Orman günümüzde plansız gelişmenin getirdiği yoğun stresle karşı karşıya.  Ormanda bulunan dinlenme yerlerindeki ağaçların yüzde 60’ı hasta; ileride bu alanlar ağaç ve yeşil dokudan yoksun çıplak alanlar olabilir. Ayrıca hidrolojik denge bozuluyor, yaşlı meşelerde tepe kurumaları görülüyor. Bütün bunlara karşın son yıllarda yapılan yasal düzenlemelerle “yetki karmaşası” içinde olan orman, tehlikelere karşı savunmasız bir biçimde ayakta kalmaya çalışıyor.
ÇEKÜL Vakfı, Belgrad ormanını bu durumundan kurtarmak için bir kampanya başlatmış bulunuyor. Ayrıca Tabiat Kanunu İzleme Girişimi’nin kanun tasarısının yeniden düzenlenmesi için başlattığı “Doğa İçin Ses Ver” imza kampanyasının destekçisi...
Ormanın kurtarılması için gereken önlemler ise şöyle:
Ormanda “Tabiat Parkı” uygulamasından vazgeçilmeli, Belgrad “Muhafaza Ormanı” olarak kalmalı…

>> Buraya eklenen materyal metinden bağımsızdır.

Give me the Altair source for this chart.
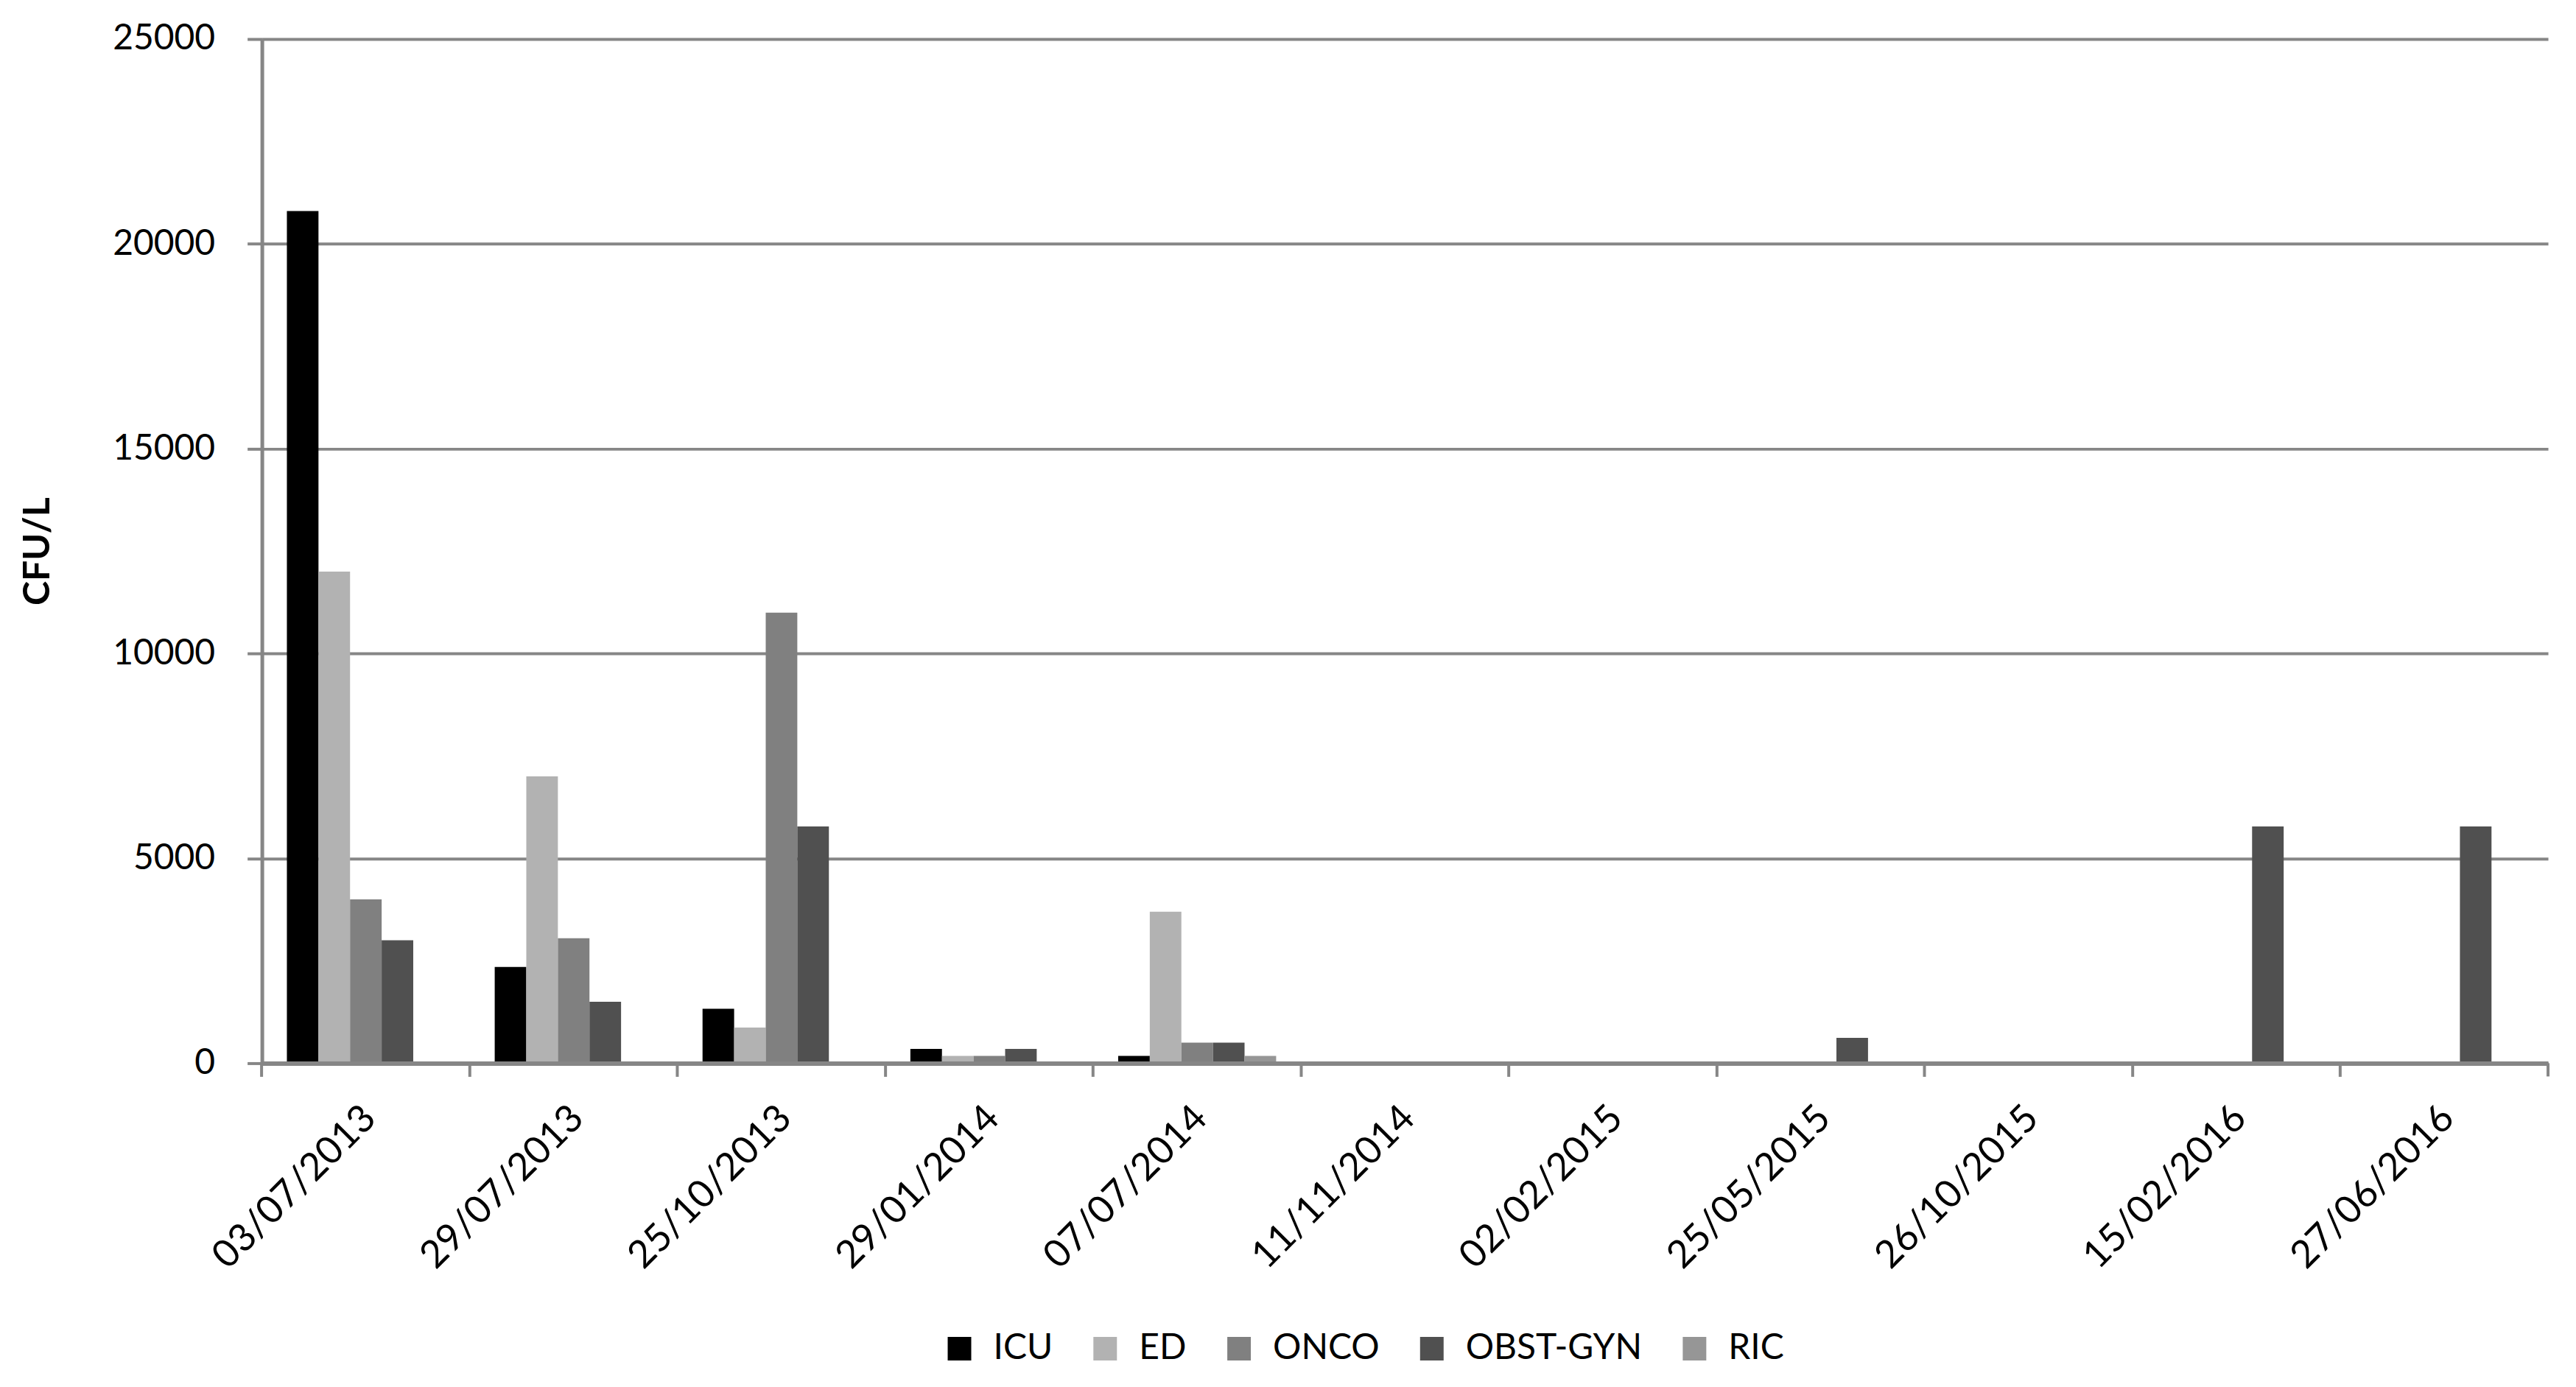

Rekreasyonel kullanım koruma anlayışı gözetilerek sınırlanmalı…
İstanbul’un kuzeyi yerleşime açılmamalı…
Ormanın kuzeyinden geçecek üçüncü köprünün yapımından vazgeçilmeli…
Ormanın yönetimi tek elde toplanmalı, sivil toplum örgütleri ile birlikte bir danışma kurulu oluşturularak bilimsel verilerle yönetilmeli…
Rant ekonomisi dur durak bilmiyor. Dereleri kurutuyor, çağlayanları dinamitliyor, dağları parçalıyor, ormanları yağmalıyor.
Yeraltı, yerüstü kaynaklarımız heba ediliyor.
İnsanoğlu, doğasına karşı nasıl bu kadar zalim olabilir?